Intended for a 30,000 square meter area in the Uskudar district of Istanbul, the Camlica mosque will also include a special place for the disabled, a platform from where visitors can observe prayers, an Islamic art gallery and museum, a library and a car park for 3,500 vehicles.

Such facilities are not very common across Turkey, where in the past, some mosques used to offer worshippers, especially women, secluded, airless and segregated quarters with their children.

This was mostly because more men made use of the mosque, meaning that many women’s needs were overlooked.

Today, however, a younger generation argues that mosques should be equally accessible for both genders.

After performing evening prayer at Istanbul’s historic New Mosque in the Eminonu district, Turkish student Hatice Eser, 21, tells AA: “I spend most of my free time outside home, which means I need a space to practice prayers.

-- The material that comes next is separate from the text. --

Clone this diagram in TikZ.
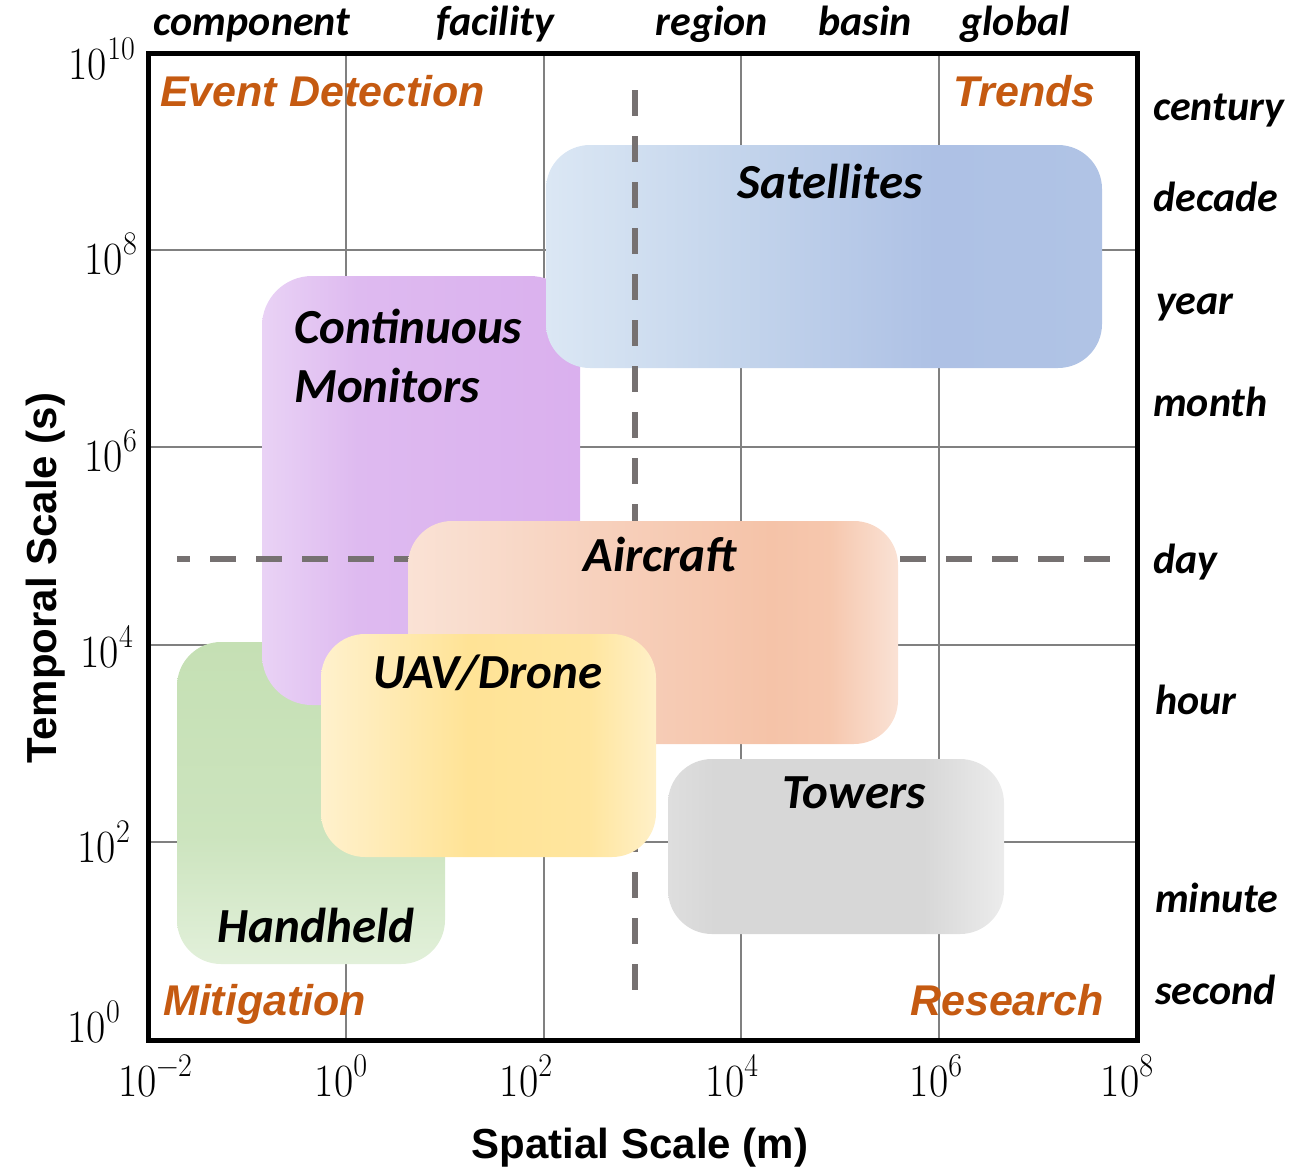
\documentclass[tikz,border=0pt]{standalone}
\usepackage{fontspec}
\usepackage{graphicx}
\newfontfamily\calib{Carlito}
\newfontfamily\arialf{Liberation Sans}

% power-of-ten tick label: base 10 with a raised exponent
\newcommand{\tenpow}[1]{\scalebox{1}[1.1]{10\raisebox{18pt}{\fontsize{30}{30}\selectfont #1}}}

% colour ramps for the instrument boxes (box spans 25bp..75bp)
\pgfdeclarehorizontalshading{satshade}{100bp}{%
  rgb(0bp)=(0.859,0.906,0.957); rgb(25bp)=(0.859,0.906,0.957);
  rgb(42bp)=(0.769,0.835,0.925); rgb(60bp)=(0.682,0.757,0.898);
  rgb(75bp)=(0.690,0.765,0.898); rgb(100bp)=(0.690,0.765,0.898)}
\pgfdeclarehorizontalshading{cmshade}{100bp}{%
  rgb(0bp)=(0.914,0.824,0.961); rgb(25bp)=(0.914,0.824,0.961);
  rgb(40bp)=(0.871,0.729,0.941); rgb(75bp)=(0.855,0.690,0.933);
  rgb(100bp)=(0.855,0.690,0.933)}
\pgfdeclarehorizontalshading{acshade}{100bp}{%
  rgb(0bp)=(0.980,0.886,0.835); rgb(25bp)=(0.980,0.886,0.835);
  rgb(45bp)=(0.969,0.816,0.737); rgb(62bp)=(0.961,0.765,0.659);
  rgb(68bp)=(0.965,0.780,0.680);
  rgb(75bp)=(0.980,0.886,0.835); rgb(100bp)=(0.980,0.886,0.835)}
\pgfdeclarehorizontalshading{uavshade}{100bp}{%
  rgb(0bp)=(1.000,0.945,0.804); rgb(25bp)=(1.000,0.945,0.804);
  rgb(47bp)=(1.000,0.890,0.588); rgb(65bp)=(1.000,0.900,0.620);
  rgb(75bp)=(1.000,0.941,0.784); rgb(100bp)=(1.000,0.941,0.784)}
\pgfdeclareverticalshading{hhshade}{100bp}{%
  rgb(0bp)=(0.886,0.941,0.855); rgb(25bp)=(0.886,0.941,0.855);
  rgb(45bp)=(0.800,0.894,0.745); rgb(75bp)=(0.773,0.878,0.706);
  rgb(100bp)=(0.773,0.878,0.706)}
\pgfdeclarehorizontalshading{twshade}{100bp}{%
  rgb(0bp)=(0.871,0.871,0.871); rgb(25bp)=(0.871,0.871,0.871);
  rgb(32bp)=(0.843,0.843,0.843); rgb(63bp)=(0.843,0.843,0.843);
  rgb(75bp)=(0.925,0.925,0.925); rgb(100bp)=(0.925,0.925,0.925)}

\definecolor{quadorange}{RGB}{197,90,17}
\definecolor{dashgray}{RGB}{118,113,113}
\definecolor{gridgray}{RGB}{128,128,128}

\begin{document}
\begin{tikzpicture}[x=1pt,y=-1pt,
  inst/.style={rounded corners=44pt, inner sep=0pt, draw=none},
  gridline/.style={draw=gridgray, line width=1.5pt},
  divider/.style={draw=dashgray, line width=6pt, dash pattern=on 26pt off 20pt},
  instlabel/.style={font=\calib\bfseries\itshape\fontsize{49}{56}\selectfont, inner sep=0pt},
  scalelabel/.style={font=\calib\bfseries\itshape\fontsize{42}{50}\selectfont, inner sep=0pt},
  quadlabel/.style={font=\arialf\bfseries\itshape\fontsize{43}{50}\selectfont, text=quadorange, inner sep=0pt},
  ticklabel/.style={font=\fontsize{42}{42}\selectfont, inner sep=0pt},
  axistitle/.style={font=\arialf\bfseries\fontsize{42}{50}\selectfont, inner sep=0pt}]

\useasboundingbox (0,0) rectangle (1311,1167);

% grid
\foreach \gx in {346,544,741,939} \draw[gridline] (\gx,53) -- (\gx,1040);
\foreach \gy in {250,447,645,842} \draw[gridline] (148,\gy) -- (1137,\gy);

% instrument footprints
\node[inst, shading=hhshade, minimum width=268pt, minimum height=322pt] (hand) at (311,803) {};
\node[inst, rounded corners=50pt, shading=cmshade, minimum width=318pt, minimum height=429pt] (cont) at (421,490.5) {};
\node[inst, shading=satshade, minimum width=556pt, minimum height=223pt] (sat) at (824,256.5) {};

% quadrant dividers
\coordinate (hdivA) at (177,559);
\coordinate (hdivB) at (1111,559);
\coordinate (vdivA) at (635,90);
\coordinate (vdivB) at (635,991);
\draw[divider, dash phase=13pt] (hdivA) -- (hdivB);
\draw[divider] (vdivA) -- (vdivB);

\node[inst, shading=acshade, minimum width=490pt, minimum height=223pt] (air) at (653,632.5) {};
\node[inst, shading=uavshade, minimum width=335pt, minimum height=223pt] (uav) at (488.5,745.5) {};
\node[inst, shading=twshade, minimum width=336pt, minimum height=175pt] (tow) at (836,846.5) {};

% plot frame
\node[draw=black, line width=5pt, minimum width=989pt, minimum height=987pt, inner sep=0pt] (frame) at (642.5,546.5) {};

% instrument labels
\node[instlabel, anchor=base] (lsat) at (830,198) {Satellites};
\node[instlabel, anchor=base west] (lcont1) at (294,343) {Continuous};
\node[instlabel, anchor=base west] (lcont2) at (294,402) {Monitors};
\node[instlabel, anchor=base] (lair) at (660,571) {Aircraft};
\node[instlabel, anchor=base] (luav) at (488,688) {UAV/Drone};
\node[instlabel, anchor=base] (ltow) at (854,808) {Towers};
\node[instlabel, anchor=base] (lhand) at (316,942) {Handheld};

% quadrant labels
\node[quadlabel, anchor=base west] (qed) at (160,106) {Event Detection};
\node[quadlabel, anchor=base east] (qtr) at (1096,106) {Trends};
\node[quadlabel, anchor=base west] (qmi) at (163,1015) {Mitigation};
\node[quadlabel, anchor=base east] (qre) at (1104,1015) {Research};

% spatial scale words
\node[scalelabel, anchor=base] (scomp) at (252,35) {component};
\node[scalelabel, anchor=base] (sfac) at (495,35) {facility};
\node[scalelabel, anchor=base] (sreg) at (712,35) {region};
\node[scalelabel, anchor=base] (sbas) at (865,35) {basin};
\node[scalelabel, anchor=base] (sglo) at (1015,35) {global};

% temporal scale words
\node[scalelabel, anchor=base west] (tcen) at (1153,120) {century};
\node[scalelabel, anchor=base west] (tdec) at (1153,211) {decade};
\node[scalelabel, anchor=base west] (tyea) at (1156,314) {year};
\node[scalelabel, anchor=base west] (tmon) at (1153,416) {month};
\node[scalelabel, anchor=base west] (tday) at (1153,573) {day};
\node[scalelabel, anchor=base west] (thou) at (1155,714) {hour};
\node[scalelabel, anchor=base west] (tmin) at (1155,912) {minute};
\node[scalelabel, anchor=base west] (tsec) at (1155,1004) {second};

% tick labels, vertical axis
\node[ticklabel, anchor=base east] (y10) at (135,79) {\tenpow{10}};
\node[ticklabel, anchor=base east] (y8) at (137,274) {\tenpow{8}};
\node[ticklabel, anchor=base east] (y6) at (137,471) {\tenpow{6}};
\node[ticklabel, anchor=base east] (y4) at (133,667) {\tenpow{4}};
\node[ticklabel, anchor=base east] (y2) at (130,862) {\tenpow{2}};
\node[ticklabel, anchor=base east] (y0) at (120,1042) {\tenpow{0}};

% tick labels, horizontal axis
\node[ticklabel, anchor=base] (xm2) at (155,1096) {\tenpow{\char"2212 2}};
\node[ticklabel, anchor=base] (x0) at (341,1096) {\tenpow{0}};
\node[ticklabel, anchor=base] (x2) at (526,1096) {\tenpow{2}};
\node[ticklabel, anchor=base] (x4) at (732,1096) {\tenpow{4}};
\node[ticklabel, anchor=base] (x6) at (936,1096) {\tenpow{6}};
\node[ticklabel, anchor=base] (x8) at (1127,1096) {\tenpow{8}};

% axis titles
\node[axistitle, anchor=base] (xtitle) at (640,1158) {Spatial Scale (m)};
\node[axistitle, anchor=base, rotate=90] (ytitle) at (56,578) {Temporal Scale (s)};

\end{tikzpicture}
\end{document}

We already have a number of mosques, but the facilities are not satisfactory.”

She claims that many mosques are male-oriented and that there are only small places for women which are not enough to meet public demand.

This desire for innovation in mosque building has also been found outside Turkey.

In the U.K. Fiyaz Mughal, founder and director of a non-profit organization called Faith Matters, says: “We began questioning why we are not catering for women’s needs and not creating architecture to meet the needs of men and women (…)

Now, that change has been taking place over the last 10 years and is really starting to show itself nowadays,” he adds.

Mughal and his colleagues prepared a directory of the 100 most ‘women-friendly’ mosques in England, which he says “was initiated to show examples of good practice in relation to the involvement of women in mosques.”

They carried out interviews with over 400 Muslim women and prepared a five-item list that women wanted to see in mosques.

“Most of them said they wanted better space, and a guiding woman who can provide religious support, plus better ablution and childcare facilities, and that women should be on the executive committee of the mosque’s planning.”

This research seems to be the first of its kind in the U.K. to focus on the needs of women in mosques.

“Mosques must be as inclusive to the community as possible, because a mosque is a community space,” Mughal adds.

In Denmark, another example of a women-friendly mosque is a planned building in the country’s second-biggest city, Aarhus.

Construction will start in 2016 if the local municipality agrees on “a decent location for the mosque building,” says the Turkish-origin architect, Metin Aydin.

He says the mosque’s design was a combination of Ottoman Islamic architecture and the local traditions of Denmark and Scandinavia.

Facilities at the mosque will include a separate prayer space for 600 women in the central hall, and services such as a car park and a playground for children which will “create the possibility for more women to go the mosques.”

Planning has been underway since 2000 and since then all locations put forward for the 3,000 square-meter space have been turned down by Aarhus Municipality, says Aydin, claiming the only obstacle they faced was political.

He adds: “The mosque in Aarhus will belong to all Muslim men and women, because the community here includes people of very different origins: Turkish, Danish, African, Middle Eastern, Kurdish, Somali, Palestinian, those from Balkans (…).”

The building will cost approximately six million euros ($7.5 million).

Pointing out that traditionally more men go to mosques than women, the architect says: “We are about changing this; we want women to be equal in terms of having the possibility of going to mosques.”

The trend towards including more women in the design and running of mosques is apparently not accepted by all Muslim people.

Mughal from Faith Matters says there are “some very conservative Muslims who do not want any changes at mosques.”

“They do not understand the life of young women, but they should accept that things have changed and Muslim women are now actively taking part in outside work.

The reality is that we have to adapt to modernity or religion dies. Modernity has to accept Islam, and Islam has to accept modernity, both ways.”